Updated: 24 November 2020
Capital allowances offer a valuable tax benefit to those businesses investing in capital purchases. The Annual Investment Allowance is a relatively straight forward and generous allowance that most businesses can benefit from.
Since 1 January 2019, businesses have been entitled to 100% relief for the first £1,000,000 spent on plant and machinery which qualify for capital allowances (other than cars). This was an increase of £800,000 from the previous allowance of only £200,000.
On the 12th November 2020, the Government announced that it would be keeping this level of allowance for a further year. The Annual Investment Allowance limit is still scheduled to revert to £200,000 from 1 January 2022. The transitional rules which cover this reduction in the Annual Investment Allowance mean that the timing of capital expenditure is crucial in order to maximise the immediate tax relief.
If your business’s year end straddles the 1 January 2022 then the transitional rules could mean your tax relief is significantly delayed if you incur expenditure on or after 1 January 2022. Below is an example of how the transitional rules work:
For a company with a year end of 31 March 2022 the Annual Investment Allowance for the period is calculated as:
1 April 2021 to 31 December 2021 – £1,000,000 x 9/12 = £750,000.
1 January 2022 to 31 March 2022 – £200,000 x 3/12 = £50,000.
This gives a total Annual Investment Allowance of £800,000.
Unfortunately, it is not simply a case of £800,000 being available for the whole period, instead the Annual Investment Allowance for the pre and post 1 January 2022 periods are capped at their own pro-rated value.
For example, if the company spent £750,000 on a production line machine in December 2021, the entire cost would be covered by the Annual Investment Allowance. The £750,000 would achieve an immediate tax saving at 19% of £142,500 in the year of acquisition.
However, if the same £750,000 expenditure was incurred on or after 1 January 2022, only £50,000 would attract the Annual Investment Allowance and the remainder of £700,000 would receive a writing down allowance at 18%, as this is a main pool item.
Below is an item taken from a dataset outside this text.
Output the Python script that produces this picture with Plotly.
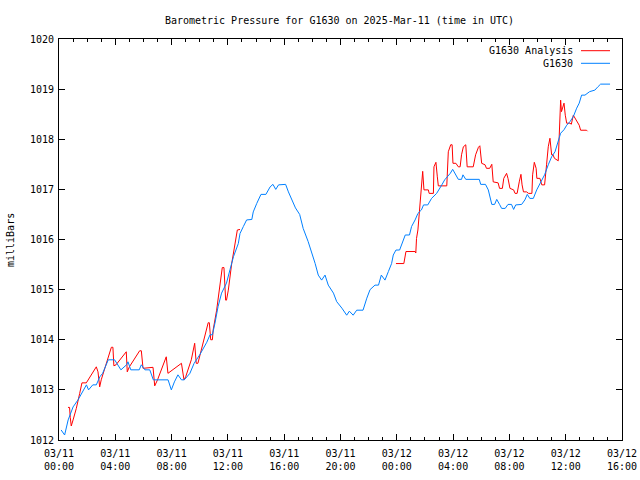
import pandas as pd
import plotly.graph_objects as go

START = pd.Timestamp("2025-03-11 00:00")

# G1630 observed (hours since 03/11 00:00 UTC, mb)
obs_hours = [0.15, 0.4, 0.65, 1.0, 1.35, 1.6, 1.95, 2.1, 2.4, 2.65, 2.9, 3.1, 3.5, 3.95, 4.4, 4.8, 4.9, 5.1, 5.7, 5.85,
             6.1, 6.45, 6.7, 7.75, 7.98, 8.2, 8.45, 8.7, 8.9, 9.3, 9.6, 10.0, 10.2, 10.5, 10.73, 10.9, 11.08, 11.3, 11.55, 11.8,
             11.9, 12.15, 12.4, 12.74, 12.86, 13.1, 13.33, 13.7, 13.8, 14.05, 14.35, 14.7, 15.0, 15.2, 15.4, 15.6, 16.1, 16.3, 16.5, 16.8,
             17.1, 17.35, 17.7, 17.95, 18.2, 18.42, 18.66, 18.9, 19.13, 19.5, 19.73, 20.1, 20.44, 20.63, 20.9, 21.15, 21.6, 21.87, 22.1, 22.45,
             22.7, 22.9, 23.16, 23.4, 23.63, 23.75, 23.94, 24.2, 24.35, 24.6, 24.9, 25.05, 25.3, 25.5, 25.75, 25.9, 26.2, 26.47, 26.83, 27.0,
             27.2, 27.4, 27.8, 27.97, 28.13, 28.37, 28.6, 28.7, 28.9, 29.86, 29.96, 30.3, 30.5, 30.6, 30.75, 30.95, 31.1, 31.3, 31.45, 31.7,
             31.9, 32.15, 32.3, 32.45, 32.87, 33.1, 33.27, 33.45, 33.7, 33.94, 34.17, 34.5, 34.76, 35.0, 35.24, 35.47, 35.64, 35.88, 36.07, 36.3,
             36.54, 36.78, 36.96, 37.13, 37.37, 37.7, 38.07, 38.3, 38.48, 39.15]
obs_mb = [1012.2, 1012.1, 1012.4, 1012.66, 1012.8, 1012.93, 1013.1, 1013.0, 1013.1, 1013.1, 1013.26, 1013.33, 1013.6, 1013.6, 1013.4, 1013.5, 1013.56, 1013.4, 1013.4, 1013.5,
          1013.4, 1013.4, 1013.2, 1013.2, 1013.0, 1013.16, 1013.3, 1013.2, 1013.2, 1013.33, 1013.53, 1013.7, 1013.8, 1013.95, 1014.1, 1014.1, 1014.33, 1014.66, 1014.93, 1015.1,
          1015.13, 1015.4, 1015.66, 1015.92, 1016.12, 1016.26, 1016.39, 1016.4, 1016.55, 1016.72, 1016.9, 1016.9, 1017.05, 1017.1, 1017.0, 1017.09, 1017.1, 1016.95, 1016.82, 1016.63,
          1016.5, 1016.22, 1015.96, 1015.76, 1015.52, 1015.29, 1015.19, 1015.29, 1015.09, 1014.93, 1014.76, 1014.63, 1014.49, 1014.57, 1014.49, 1014.59, 1014.59, 1014.83, 1015.0, 1015.09,
          1015.09, 1015.29, 1015.19, 1015.36, 1015.52, 1015.69, 1015.79, 1015.79, 1015.89, 1016.09, 1016.09, 1016.26, 1016.39, 1016.52, 1016.59, 1016.69, 1016.69, 1016.82, 1016.92, 1016.99,
          1017.09, 1017.19, 1017.32, 1017.4, 1017.32, 1017.2, 1017.2, 1017.29, 1017.2, 1017.2, 1017.1, 1017.1, 1016.99, 1016.89, 1016.7, 1016.7, 1016.8, 1016.7, 1016.62, 1016.62,
          1016.7, 1016.7, 1016.6, 1016.69, 1016.7, 1016.79, 1016.9, 1016.82, 1016.82, 1016.99, 1017.12, 1017.29, 1017.49, 1017.65, 1017.75, 1017.95, 1018.12, 1018.19, 1018.28, 1018.35,
          1018.45, 1018.62, 1018.72, 1018.88, 1018.88, 1018.95, 1018.98, 1019.05, 1019.1, 1019.1]

# G1630 Analysis, first segment
ana1_hours = [0.64, 0.75, 0.8, 0.87, 1.0, 1.23, 1.47, 1.63, 1.94, 2.3, 2.65, 2.77, 2.89, 3.0, 3.36, 3.72, 3.83, 3.9, 4.05, 4.78,
              4.85, 5.0, 5.73, 5.85, 5.97, 6.68, 6.8, 7.0, 7.62, 7.74, 8.7, 8.88, 9.0, 9.4, 9.64, 9.75, 9.87, 10.35, 10.6, 10.68,
              10.78, 10.9, 10.95, 11.2, 11.44, 11.6, 11.72, 11.84, 11.9, 12.03, 12.27, 12.5, 12.67, 12.86]
ana1_mb = [1012.65, 1012.65, 1012.45, 1012.28, 1012.4, 1012.63, 1012.93, 1013.14, 1013.14, 1013.3, 1013.46, 1013.36, 1013.06, 1013.2, 1013.53, 1013.85, 1013.85, 1013.48, 1013.5, 1013.76,
           1013.36, 1013.46, 1013.78, 1013.78, 1013.43, 1013.45, 1013.08, 1013.2, 1013.66, 1013.33, 1013.53, 1013.2, 1013.26, 1013.6, 1013.93, 1013.53, 1013.53, 1014.06, 1014.34, 1014.34,
           1014.0, 1014.0, 1014.19, 1014.59, 1015.06, 1015.44, 1015.44, 1014.79, 1014.79, 1014.99, 1015.52, 1015.86, 1016.19, 1016.2]

# G1630 Analysis, second segment
ana2_hours = [23.94, 24.5, 24.65, 25.3, 25.35, 25.4, 25.5, 25.6, 25.7, 25.77, 25.84, 25.93, 26.24, 26.3, 26.6, 26.64, 26.78, 26.88, 26.95, 27.55,
              27.66, 27.83, 27.93, 27.99, 28.2, 28.37, 28.5, 28.6, 28.73, 28.9, 29.0, 29.43, 29.6, 29.8, 29.9, 30.03, 30.27, 30.37, 30.6, 30.75,
              30.85, 31.2, 31.3, 31.5, 31.6, 31.8, 31.9, 32.04, 32.3, 32.4, 32.55, 32.7, 32.82, 32.9, 33.0, 33.22, 33.36, 33.6, 33.65, 33.77,
              33.9, 33.95, 34.17, 34.3, 34.5, 34.64, 34.76, 34.88, 35.0, 35.1, 35.2, 35.47, 35.54, 35.64, 35.7, 35.78, 35.88, 35.97, 36.07, 36.3,
              36.4, 36.54, 36.66, 36.82, 36.96, 37.06, 37.48, 37.55]
ana2_mb = [1015.52, 1015.52, 1015.76, 1015.76, 1015.73, 1016.02, 1016.19, 1016.59, 1016.99, 1017.22, 1017.36, 1016.99, 1016.99, 1016.92, 1016.92, 1017.45, 1017.54, 1017.25, 1017.07, 1017.07,
           1017.75, 1017.89, 1017.89, 1017.52, 1017.52, 1017.45, 1017.45, 1017.69, 1017.85, 1017.89, 1017.45, 1017.45, 1017.69, 1017.84, 1017.87, 1017.52, 1017.49, 1017.42, 1017.42, 1017.5,
           1017.15, 1017.13, 1017.02, 1017.02, 1017.22, 1017.32, 1017.22, 1017.02, 1016.99, 1016.92, 1016.92, 1017.15, 1017.3, 1017.09, 1016.95, 1016.95, 1016.92, 1016.92, 1017.29, 1017.54,
           1017.42, 1017.22, 1017.22, 1017.09, 1017.09, 1017.49, 1017.85, 1018.02, 1017.69, 1017.69, 1017.62, 1017.57, 1018.15, 1018.78, 1018.55, 1018.65, 1018.72, 1018.48, 1018.32, 1018.32,
           1018.3, 1018.48, 1018.42, 1018.32, 1018.28, 1018.18, 1018.18, 1018.16]

tick_hours = [0, 4, 8, 12, 16, 20, 24, 28, 32, 36, 40]
tick_labels = ["03/11<br>00:00", "03/11<br>04:00", "03/11<br>08:00", "03/11<br>12:00", "03/11<br>16:00",
               "03/11<br>20:00", "03/12<br>00:00", "03/12<br>04:00", "03/12<br>08:00", "03/12<br>12:00", "03/12<br>16:00"]
y_range = [1012, 1020]

def to_time(hours):
    return [START + pd.Timedelta(hours=h) if h is not None else None for h in hours]

FONT = "DejaVu Sans Mono"
RED = "#ff0000"
BLUE = "#0080ff"

ana_hours = ana1_hours + [None] + ana2_hours
ana_mb = ana1_mb + [None] + ana2_mb

fig = go.Figure()
fig.add_trace(go.Scatter(x=to_time(ana_hours), y=ana_mb, mode="lines", name="G1630 Analysis",
                         line=dict(color=RED, width=1), connectgaps=False))
fig.add_trace(go.Scatter(x=to_time(obs_hours), y=obs_mb, mode="lines", name="G1630",
                         line=dict(color=BLUE, width=1)))

L, R, T, B = 59, 18, 39, 40
W, H = 640, 480
pw, ph = W - L - R, H - T - B

def px_x(x):
    return (x - L) / pw

def px_y(y):
    return 1 - (y - T) / ph

fig.update_layout(
    width=W, height=H,
    margin=dict(l=L, r=R, t=T, b=B, autoexpand=False),
    paper_bgcolor="white", plot_bgcolor="white",
    showlegend=False,
    font=dict(family=FONT, size=10, color="black"),
    title=dict(text="Barometric Pressure for G1630 on 2025-Mar-11 (time in UTC)",
               x=339.5 / W, xanchor="center", y=1 - 20 / H, yanchor="middle",
               font=dict(family=FONT, size=10, color="black"), automargin=False),
)
fig.update_xaxes(
    range=[START, START + pd.Timedelta(hours=40)],
    tickvals=to_time(tick_hours), ticktext=tick_labels,
    ticks="inside", ticklen=6, tickcolor="black", tickwidth=1,
    showline=True, linecolor="black", linewidth=1, mirror="allticks",
    showgrid=False, zeroline=False, automargin=False, ticklabelstandoff=4,
    minor=dict(dtick=3600000, ticks="inside", ticklen=3, tickcolor="black", showgrid=False),
    tickfont=dict(family=FONT, size=10, color="black"),
)
fig.update_yaxes(
    range=y_range, dtick=1, tick0=1012,
    ticks="inside", ticklen=6, tickcolor="black", tickwidth=1,
    showline=True, linecolor="black", linewidth=1, mirror="allticks",
    showgrid=False, zeroline=False, automargin=False, ticklabelstandoff=2,
    tickfont=dict(family=FONT, size=10, color="black"),
)

# y-axis label
fig.add_annotation(text="milliBars", xref="paper", yref="paper", x=px_x(10), y=px_y(240),
                   textangle=-90, showarrow=False, xanchor="center", yanchor="middle",
                   font=dict(family=FONT, size=10, color="black"))

# legend (text right, sample line right of it)
legend_items = [("G1630 Analysis", RED, 50.7), ("G1630", BLUE, 63.3)]
for label, color, ypx in legend_items:
    fig.add_annotation(text=label, xref="paper", yref="paper", x=px_x(575), y=px_y(ypx),
                       xanchor="right", yanchor="middle", showarrow=False,
                       font=dict(family=FONT, size=10, color="black"))
    fig.add_shape(type="line", xref="paper", yref="paper", x0=px_x(581), x1=px_x(610),
                  y0=px_y(ypx), y1=px_y(ypx), line=dict(color=color, width=1))

fig.write_html("out.html", config={"displayModeBar": False},
               post_script="document.body.style.margin='0';")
Therefore, the company would only receive an immediate tax saving of £50,000 at 19% plus 18% of £700,000 at 19%, being £33,440. The balance of the tax relief would be received on an 18% reducing balance basis over future years.
If you are thinking of incurring significant capital expenditure in your business, we would generally recommend that you seek tax advice first, but this is currently more important than ever, given that timing is key when it comes to securing the best Annual Investment Allowance outcome.